El primer artículo de la constitución económica
propuesta por el premio Nobel de economía
obligaba a equilibrar los
presupuestos públicos
El pasado
nueve de enero murió en Virginia (EE.UU.) James Buchanan, premio Nobel de
Economía en 1986. Tenía 93 años. ¿De qué se alimentarán los grandes economistas
para ser tan longevos? El Nobel le fue concedido por su contribución seminal a la teoría económica de la política, sentando
las bases contractuales y constitucionales que aseguran decisiones individuales
y colectivas más acordes al bien común. Public
Choice (Elección Pública) es el nombre de la escuela que fundó y de la
revista donde publican sus discípulos.
Cuando Buchanan fue a estudiar economía en la Universidad
de Chicago se definía como un “socialista libertario”. Le bastó un curso de
Frank Knight para convertirse en un acérrimo defensor de la economía de mercado.
Su interés por la política le llevó a interpretarla bajo el prisma del homo
economicus, ese maximizador de utilidad o beneficio que protagoniza los textos de economía. Para que la operación tuviera éxito había que aceptar que
también en la actividad política ocurre un proceso de intercambio. En las decisiones colectivas (por ejemplo la votación
parlamentaria donde se discute la construcción de una autovía o una autopista), negociamos para conseguir la solución más acorde con nuestros intereses a un coste aceptable.
La primera sorpresa y paradoja con la se encontró Buchanan
podría expresarse bajo una pregunta. “Si todos asumimos y aceptamos, que los
agentes económicos buscan su propio interés cuando por la mañana toman
decisiones sobre consumo, ahorro o inversión, ¿por qué hemos de suponer que,
cuando por la tarde acuden a votar a la cámara legislativa, se convierten en
ángeles que solo buscan el interés general?” El objetivo dominante, aunque
tácito, del político es el poder; su razón de ser consiste en llegar al poder,
aumentar el poder y perpetuarse en el poder. El enriquecimiento personal no
parece tener la misma primacía, aunque tampoco habría que descartarlo,
advierte.
La conclusión del premio Nobel no consiste en dejar vía
libre a los políticos para que aumenten su poder en provecho propio y perjuicio
general. Al contrario, lo que hay que hacer es delimitar el campo y las reglas de
juego para obligarles a remar de manera que creen una corriente favorable a intereses
más generales. Esa es la función que cumple la “constitución económica”. Con
las actuales reglas de juego (este es su ejemplo preferido) es inevitable la
tendencia a un déficit desbocado de las administraciones públicas. Hasta el
político más novato sabe que gastar es la mejor palanca de votos.
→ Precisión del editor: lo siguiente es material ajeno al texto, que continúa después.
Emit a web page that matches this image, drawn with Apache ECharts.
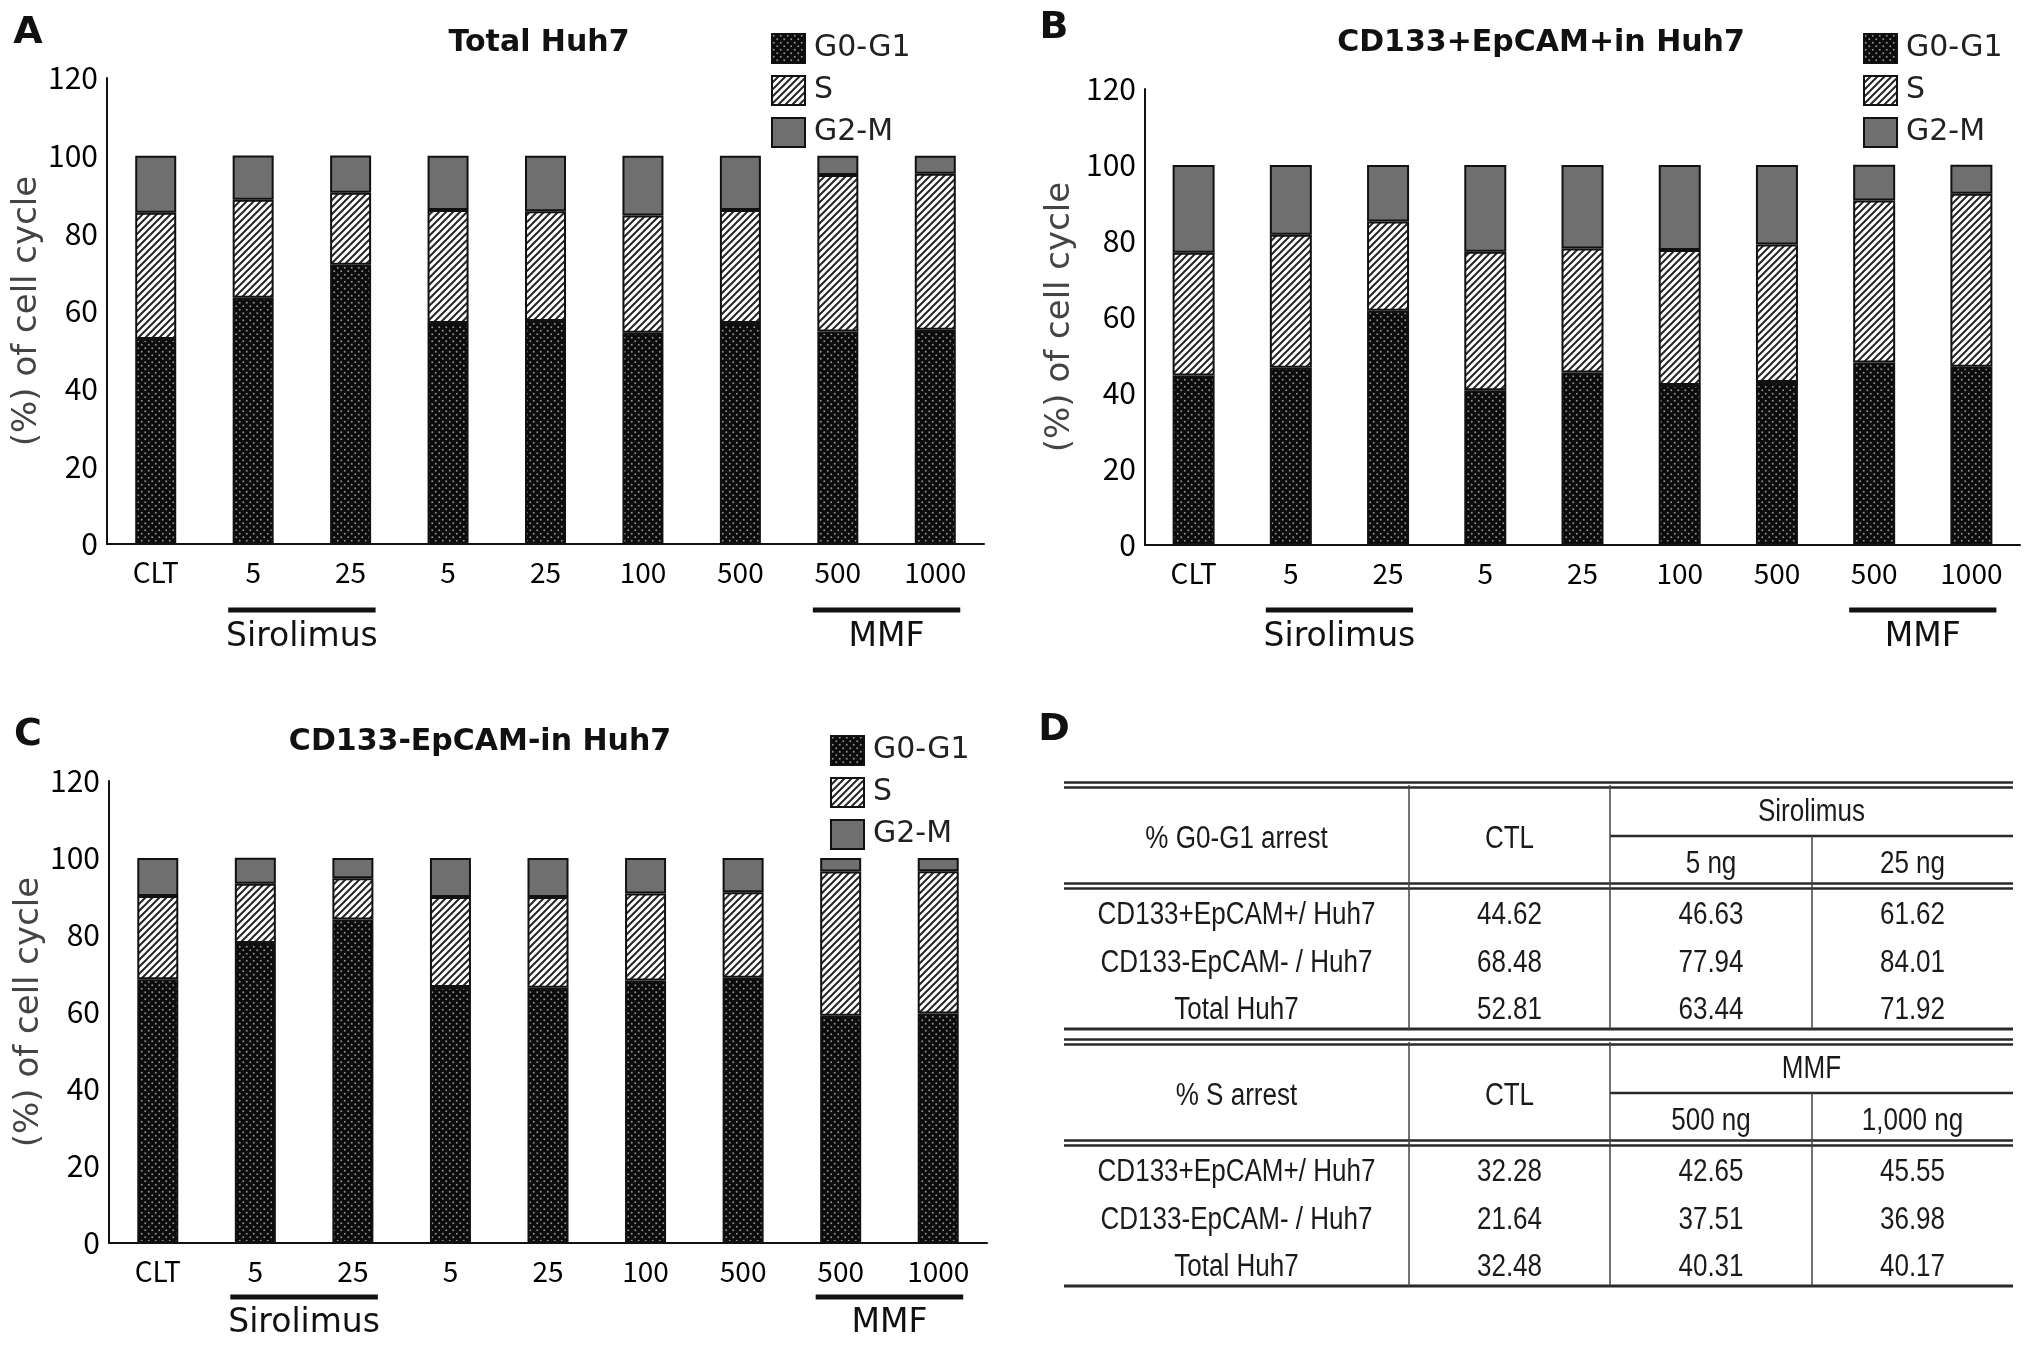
<!DOCTYPE html>
<html><head><meta charset="utf-8">
<script src="https://cdn.jsdelivr.net/npm/echarts@6/dist/echarts.min.js"></script>
<style>html,body{margin:0;padding:0;background:#fff;}#c{width:2031px;height:1348px;}</style>
</head><body><div id="c"></div>
<script>
// ---------- data ----------
const categories = ['CLT', '5', '25', '5', '25', '100', '500', '500', '1000'];
const phaseNames = ['G0-G1', 'S', 'G2-M'];
const panelTitles = ['Total Huh7', 'CD133+EpCAM+in Huh7', 'CD133-EpCAM-in Huh7'];
const panelLetters = ['A', 'B', 'C', 'D'];
const yTicks = [0, 20, 40, 60, 80, 100, 120];
const yAxisName = '(%) of cell cycle';
const groupLabels = ['Sirolimus', 'MMF'];
const groupFrom = [1, 7];
const groupTo = [2, 8];

// Panel A: Total Huh7
const totalG0 = [52.81, 63.44, 71.92, 56.9, 57.4, 54.4, 56.9, 54.7, 55.2];
const totalS = [32.48, 25.2, 18.5, 29.1, 28.3, 30.2, 29.1, 40.31, 40.17];
const totalG2M = [14.7, 11.4, 9.6, 14.0, 14.3, 15.4, 14.0, 5.0, 4.6];
// Panel B: CD133+EpCAM+
const posG0 = [44.62, 46.63, 61.62, 40.7, 45.4, 42.1, 42.9, 48.0, 46.9];
const posS = [32.28, 35.0, 23.5, 36.5, 32.6, 35.5, 36.2, 42.65, 45.55];
const posG2M = [23.1, 18.4, 14.9, 22.8, 22.0, 22.4, 20.9, 9.4, 7.6];
// Panel C: CD133-EpCAM-
const negG0 = [68.48, 77.94, 84.01, 66.5, 66.3, 68.2, 68.9, 59.0, 59.6];
const negS = [21.64, 15.4, 10.7, 23.4, 23.6, 22.6, 22.2, 37.51, 36.98];
const negG2M = [9.9, 6.7, 5.3, 10.1, 10.1, 9.2, 8.9, 3.5, 3.4];

// Panel D: table
const tableRowNames = ['CD133+EpCAM+/ Huh7', 'CD133-EpCAM- / Huh7', 'Total Huh7'];
const g0Header = '% G0-G1 arrest';
const sHeader = '% S arrest';
const ctlHeader = 'CTL';
const g0Group = 'Sirolimus';
const sGroup = 'MMF';
const g0SubCols = ['5 ng', '25 ng'];
const sSubCols = ['500 ng', '1,000 ng'];
const g0CTL = [44.62, 68.48, 52.81];
const g0Siro5 = [46.63, 77.94, 63.44];
const g0Siro25 = [61.62, 84.01, 71.92];
const sCTL = [32.28, 21.64, 32.48];
const sMMF500 = [42.65, 37.51, 40.31];
const sMMF1000 = [45.55, 36.98, 40.17];

// ---------- styles ----------
const fTick = "'Noto Sans CJK KR', 'Noto Sans', sans-serif";
const fDV = "'DejaVu Sans', sans-serif";
const fArial = "'Liberation Sans', Arial, sans-serif";

function dotPattern() {
  const c = document.createElement('canvas'); c.width = 7; c.height = 7;
  const x = c.getContext('2d');
  x.fillStyle = '#0b0b0b'; x.fillRect(0, 0, 7, 7);
  x.fillStyle = '#8f8f8f';
  [[1.75, 1.75], [5.25, 5.25]].forEach(p => { x.beginPath(); x.arc(p[0], p[1], 1.0, 0, Math.PI * 2); x.fill(); });
  return c;
}
function hatchPattern() {
  const c = document.createElement('canvas'); c.width = 7; c.height = 7;
  const x = c.getContext('2d');
  x.fillStyle = '#ffffff'; x.fillRect(0, 0, 7, 7);
  x.strokeStyle = '#262626'; x.lineWidth = 2;
  x.beginPath();
  x.moveTo(-1, 8); x.lineTo(8, -1);
  x.moveTo(-1, 1); x.lineTo(1, -1);
  x.moveTo(6, 8); x.lineTo(8, 6);
  x.stroke();
  return c;
}
const phaseColors = [
  { image: dotPattern(), repeat: 'repeat' },
  { image: hatchPattern(), repeat: 'repeat' },
  '#6f6f6f'
];

const grids = [
  { left: 107, top: 78, width: 877, height: 466 },
  { left: 1145, top: 89, width: 875, height: 456 },
  { left: 109, top: 781, width: 878, height: 462 }
];
const nameGaps = [58, 68, 60];
const legendPos = [{ left: 766, top: 28 }, { left: 1858, top: 28 }, { left: 825, top: 730 }];
const panelData = [
  [totalG0, totalS, totalG2M],
  [posG0, posS, posG2M],
  [negG0, negS, negG2M]
];

const xAxes = [], yAxes = [], series = [], legends = [];
grids.forEach((g, i) => {
  xAxes.push({
    type: 'category', gridIndex: i, data: categories,
    axisLine: { lineStyle: { color: '#111', width: 2 } },
    axisTick: { show: false },
    axisLabel: { fontSize: 28, color: '#000', fontFamily: fTick, margin: 14 }
  });
  yAxes.push({
    type: 'value', gridIndex: i, min: yTicks[0], max: yTicks[yTicks.length - 1], interval: yTicks[1] - yTicks[0],
    splitLine: { show: false },
    axisLine: { show: true, lineStyle: { color: '#111', width: 2 } },
    axisTick: { show: false },
    axisLabel: { fontSize: 30, color: '#000', fontFamily: fTick, margin: 9 },
    name: yAxisName, nameLocation: 'middle', nameRotate: 90, nameGap: nameGaps[i],
    nameTextStyle: { fontSize: 34, color: '#444', fontFamily: fDV }
  });
  phaseNames.forEach((n, k) => {
    series.push({
      name: n, type: 'bar', stack: 'p' + i, xAxisIndex: i, yAxisIndex: i,
      barWidth: i === 1 ? 42 : 41,
      data: panelData[i][k],
      itemStyle: { color: phaseColors[k], borderColor: '#111', borderWidth: 2 },
      emphasis: { disabled: true },
      animation: false
    });
  });
  legends.push({
    orient: 'vertical', left: legendPos[i].left, top: legendPos[i].top,
    data: phaseNames, icon: 'rect', itemWidth: 33, itemHeight: 29, itemGap: 11,
    itemStyle: { borderColor: '#111', borderWidth: 2 },
    textStyle: { fontSize: 30, color: '#222', fontFamily: fDV, padding: [0, 0, 0, 4] },
    selectedMode: false
  });
});

const chart = echarts.init(document.getElementById('c'), null, { renderer: 'canvas' });
chart.setOption({
  animation: false,
  backgroundColor: '#fff',
  grid: grids,
  xAxis: xAxes,
  yAxis: yAxes,
  legend: legends,
  series: series
});

// ---------- annotations ----------
const gfx = [];
const titlePos = [[539, 43], [1541, 43], [480, 742]];
panelTitles.forEach((t, i) => {
  gfx.push({ type: 'text', x: titlePos[i][0], y: titlePos[i][1],
    style: { text: t, fontSize: i === 0 ? 30 : 30, fontWeight: 'bold', fontFamily: fDV, fill: '#111', align: 'center', verticalAlign: 'middle' } });
});
const letterPos = [[28, 33], [1054, 28], [28, 735], [1054, 730]];
panelLetters.forEach((t, i) => {
  gfx.push({ type: 'text', x: letterPos[i][0], y: letterPos[i][1],
    style: { text: t, fontSize: 38, fontWeight: 'bold', fontFamily: fDV, fill: '#111', align: 'center', verticalAlign: 'middle' } });
});

// group brackets under the category axis
const lineOffset = [66, 65, 54];
const textOffset = [93, 92, 80];
grids.forEach((g, i) => {
  groupLabels.forEach((lab, j) => {
    const p1 = chart.convertToPixel({ gridIndex: i }, [groupFrom[j], 0]);
    const p2 = chart.convertToPixel({ gridIndex: i }, [groupTo[j], 0]);
    const y0 = p1[1];
    gfx.push({ type: 'line', shape: { x1: p1[0] - 25, y1: y0 + lineOffset[i], x2: p2[0] + 25, y2: y0 + lineOffset[i] },
      style: { stroke: '#111', lineWidth: 5 } });
    gfx.push({ type: 'text', x: (p1[0] + p2[0]) / 2, y: y0 + textOffset[i],
      style: { text: lab, fontSize: 33, fontFamily: fDV, fill: '#111', align: 'center', verticalAlign: 'middle' } });
  });
});

// ---------- table D ----------
const colX = [1064, 1409, 1610, 1812, 2013];
function hline(x1, x2, y, w) {
  gfx.push({ type: 'line', shape: { x1: x1, y1: y, x2: x2, y2: y }, style: { stroke: '#2a2a2a', lineWidth: w } });
}
function vline(x, y1, y2) {
  gfx.push({ type: 'line', shape: { x1: x, y1: y1, x2: x, y2: y2 }, style: { stroke: '#444', lineWidth: 1.5 } });
}
function cell(text, x, y) {
  gfx.push({ type: 'text', x: x, y: y, scaleX: 0.84,
    style: { text: text, fontSize: 31, fontFamily: fArial, fill: '#1a1a1a', align: 'center', verticalAlign: 'middle' } });
}
function drawBlock(oy, header, group, subCols, c0, c1, c2) {
  const top = 785 + oy, bottom = 1029 + oy, sub = 836 + oy, thick = 886 + oy;
  hline(colX[0], colX[4], top - 2.5, 2.5);
  hline(colX[0], colX[4], top + 2.5, 2.5);
  hline(colX[0], colX[4], thick - 2.5, 2.5);
  hline(colX[0], colX[4], thick + 2.5, 2.5);
  hline(colX[0], colX[4], bottom, 3);
  hline(colX[2], colX[4], sub, 2.5);
  vline(colX[1], top, bottom);
  vline(colX[2], top, bottom);
  vline(colX[3], sub, bottom);
  const mid = (a, b) => (colX[a] + colX[b]) / 2;
  cell(header, mid(0, 1), 839 + oy);
  cell(ctlHeader, mid(1, 2), 839 + oy);
  cell(group, mid(2, 4), 812 + oy);
  cell(subCols[0], mid(2, 3), 864 + oy);
  cell(subCols[1], mid(3, 4), 864 + oy);
  const rowY = [915, 963, 1010];
  tableRowNames.forEach((r, k) => {
    const y = rowY[k] + oy;
    cell(r, mid(0, 1), y);
    cell(c0[k].toFixed(2), mid(1, 2), y);
    cell(c1[k].toFixed(2), mid(2, 3), y);
    cell(c2[k].toFixed(2), mid(3, 4), y);
  });
}
drawBlock(0, g0Header, g0Group, g0SubCols, g0CTL, g0Siro5, g0Siro25);
drawBlock(257, sHeader, sGroup, sSubCols, sCTL, sMMF500, sMMF1000);

chart.setOption({ graphic: { elements: gfx } });
</script></body></html>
Si esos programas hubieran de financiarse aumentando
impuestos los políticos serían más prudentes, pues podrían perder por la
derecha los votos que ganan por la izquierda. Pero si se financian emitiendo
bonos, que serán posteriormente erosionados por ese impuesto oculto llamado inflación,
¡todos contentos … y engañados! El primer artículo de la constitución económica
propuesta por Buchanan obligaba a equilibrar los presupuestos públicos o poner
un techo a la deuda pública. El partido que en los debates presupuestarios justificara
la necesidad de un programa adicional habría de explicar de dónde obtendría los
recursos para financiarlo.
No hace falta advertir que se
trata de una medicina amarga y controvertida; de esas que pueden ser peores que
la enfermedad. Pero hay que reconocer que sus argumentos tienen peso y siguen
siendo de rabiosa actualidad. Son muchas las noticias de la actualidad que
evocan a Buchanan. Pensemos en los debates parlamentarios en los Estados Unidos
para ampliar el techo de la deuda pública que mantienen al mundo en vilo cada
seis meses. O recordemos la reforma constitucional aprobada súbitamente por el
PSOE y el PP en junio de 2010 en la que se introdujeron límites constitucionales
al déficit. ¿Y qué decir de la corrupción política? Si el Premio Nobel de 1986 leyera
la prensa española, no se extrañaría ni escandalizaría de las cuentas en Suiza
de nuestros políticos. Los consideraría como ejemplos que avalan la necesidad de
limitar el campo de juego de la política y el tiempo de permanencia de los
políticos sobre un terreno tan resbaladizo.